Quando piogge particolarmente violente causano piene di fiumi e torrenti, molti amministratori comunali chiedono a gran voce interventi per evitare situazioni di pericolo per persone, cose e attività agricole; cosa giustissima, senonché la richiesta spesso è quella di ripulire gli alvei e di effettuare la manutenzione degli argini. Quest'ultima, visto che nel tempo i manufatti pensati per contenere le piene hanno spesso subito danni, può essere necessaria in diversi casi.
"In realtà - spiegano le associazioni Lipu, Stazione ornitologica abruzzese e Altura - gli argini possono anche dare una falsa idea di sicurezza, perché se vengono travolti - e in Italia è accaduto più volte - la piena arriva sulle case in pochi secondi.
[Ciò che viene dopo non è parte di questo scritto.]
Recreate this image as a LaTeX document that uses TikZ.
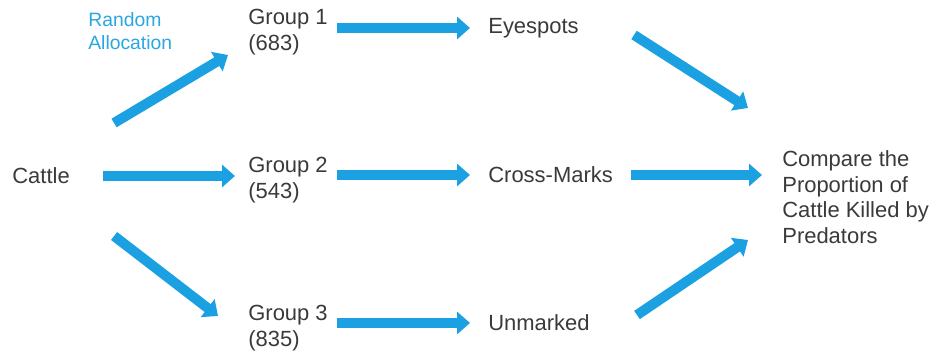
\documentclass[tikz,border=0pt]{standalone}
\usepackage{fontspec}
\setmainfont{Liberation Sans}
\usetikzlibrary{arrows.meta}
\definecolor{flowblue}{RGB}{27,161,226}
\definecolor{labelblue}{RGB}{42,167,223}
\definecolor{textgray}{RGB}{58,58,58}
\begin{document}
\begin{tikzpicture}[x=0.02cm, y=-0.02cm,
    every node/.style={inner sep=0pt, anchor=west, align=left, text=textgray, font=\fontsize{12.5}{14.6}\selectfont},
    flow/.style={draw=flowblue, line width=0.2cm, -{Triangle[length=0.26cm, width=0.44cm]}}]
    \useasboundingbox (0,0) rectangle (933,354);
    \node (cattle) at (12,176) {Cattle};
    \node[text=labelblue, font=\fontsize{11}{12.8}\selectfont] (alloc) at (88,31) {Random\\Allocation};
    \node (g1) at (248,32) {Group 1\\(683)};
    \node (g2) at (248,180) {Group 2\\(543)};
    \node (g3) at (248,328) {Group 3\\(835)};
    \node (eyes) at (488,28) {Eyespots};
    \node (cross) at (488,175) {Cross-Marks};
    \node (unmarked) at (488,323) {Unmarked};
    \node (compare) at (782,197) {Compare the\\Proportion of\\Cattle Killed by\\Predators};
    % allocation to the groups
    \draw[flow] ([shift={(44,-53)}]cattle.east) -- ([shift={(-20,23)}]g1.west);
    \draw[flow] ([xshift=0.66cm]cattle.east) -- ([xshift=-0.26cm]cattle.east -| g2.west);
    \draw[flow] ([shift={(44,60)}]cattle.east) -- ([shift={(-30,-12)}]g3.west);
    % treatments
    \draw[flow] ([xshift=0.18cm]g1.east |- eyes.west) -- ([xshift=-0.36cm]eyes.west);
    \draw[flow] ([xshift=0.18cm]g2.east |- cross.west) -- ([xshift=-0.36cm]cross.west);
    \draw[flow] ([xshift=0.18cm]g3.east |- unmarked.west) -- ([xshift=-0.36cm]unmarked.west);
    % outcome
    \draw[flow] ([shift={(55,7)}]eyes.east) -- ([shift={(-34,-89)}]compare.west);
    \draw[flow] ([xshift=0.36cm]cross.east) -- ([xshift=-0.4cm]cross.east -| compare.west);
    \draw[flow] ([shift={(47,-8)}]unmarked.east) -- ([shift={(-34,43)}]compare.west);
\end{tikzpicture}
\end{document}
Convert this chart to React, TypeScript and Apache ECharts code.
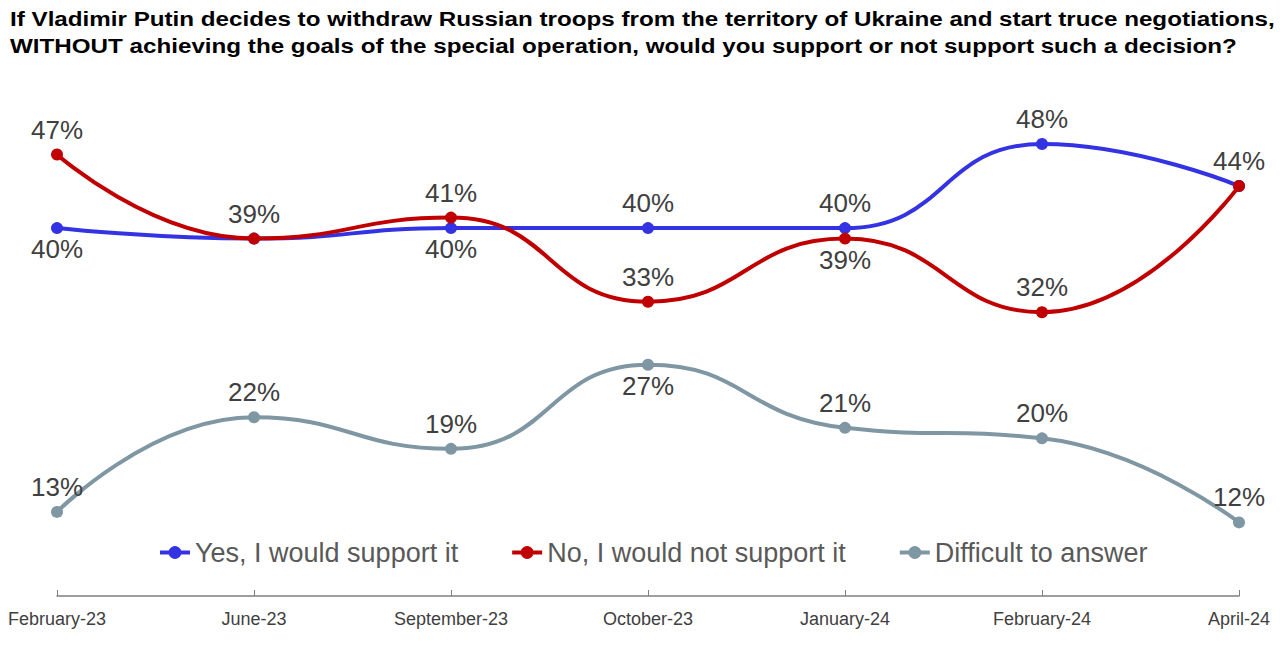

Sarebbe quindi più opportuno un intervento di allargamento degli stessi per dare possibilità alle piene di espandersi senza danni. A questo proposito andrebbe condotta finalmente e senza ulteriori indugi un'attività di delocalizzazione degli edifici costruiti, a volte, addirittura all'interno degli argini o nelle zone a più alto rischio. Cosa illegale e pericolosissima, come si è visto ripetutamente in Italia, e che purtroppo viene troppo spesso tollerata dai sindaci e dalle altre autorità preposte".
Molte leggi e piani ufficiali, compresi quelli sui rischi redatti dalla Regione Abruzzo, prevedono la delocalizzazione degli edifici più a rischio per risolvere alla radice il problema ed evitare continui interventi spesso dannosi e non risolutivi, "ma a nostra conoscenza in Abruzzo non si è mai proceduto in tal senso", denunciano le associazioni. "Case costruite all'interno delle aree a rischio sono presenti, ad esempio, anche lungo il fiume Saline e il torrente Piomba. Le cosiddette ripuliture significano spesso la cementificazione e sempre la distruzione totale, o quasi totale, della vegetazione arbustiva ed arborea che cresce lungo fiumi e torrenti. I corsi d'acqua vengono così di fatto trasformati in canali".
Questi interventi anziché ridurre i pericoli provocati dalle piene ottengono proprio l'effetto contrario. "Infatti, la massa d'acqua dovrebbe essere rallentata nella sua corsa verso il mare in modo da ridurne la forza distruttiva e di diluirla nel tempo: invece, così facendo la velocità di deflusso viene aumentata, cosa che naturalmente ne incrementa la pericolosità. Inoltre questi interventi provocano danni gravissimi all'ecosistema dei fiumi e dei torrenti. Sulle sponde, crescono infatti alberi ed arbusti che, oltre ad avere un importante effetto regimante, sono di grande importanza naturalistica e paesaggistica e costituiscono un insostituibile ambiente di vita per un gran numero di specie animali, tra cui diversi uccelli, mammiferi, anfibi e rettili, tutelati a livello regionale, nazionale e comunitario, condannate all'estinzione se il loro ambiente viene distrutto. Ma anche le popolazioni di pesci viventi in fiumi e torrenti subiscono gravissimi danni in seguito a questi interventi".
Sul fiume Saline, ad esempio, vi sono importanti formazioni arboree ed arbustive, che andrebbero attentamente tutelate. "Non vorremmo che in alcuni casi dietro a questa campagna nazionale per la canalizzazione di fatto dei nostri corsi d'acqua si celassero interessi collegati alla produzione di cemento e di utilizzo del legname anche per la produzione di cippato".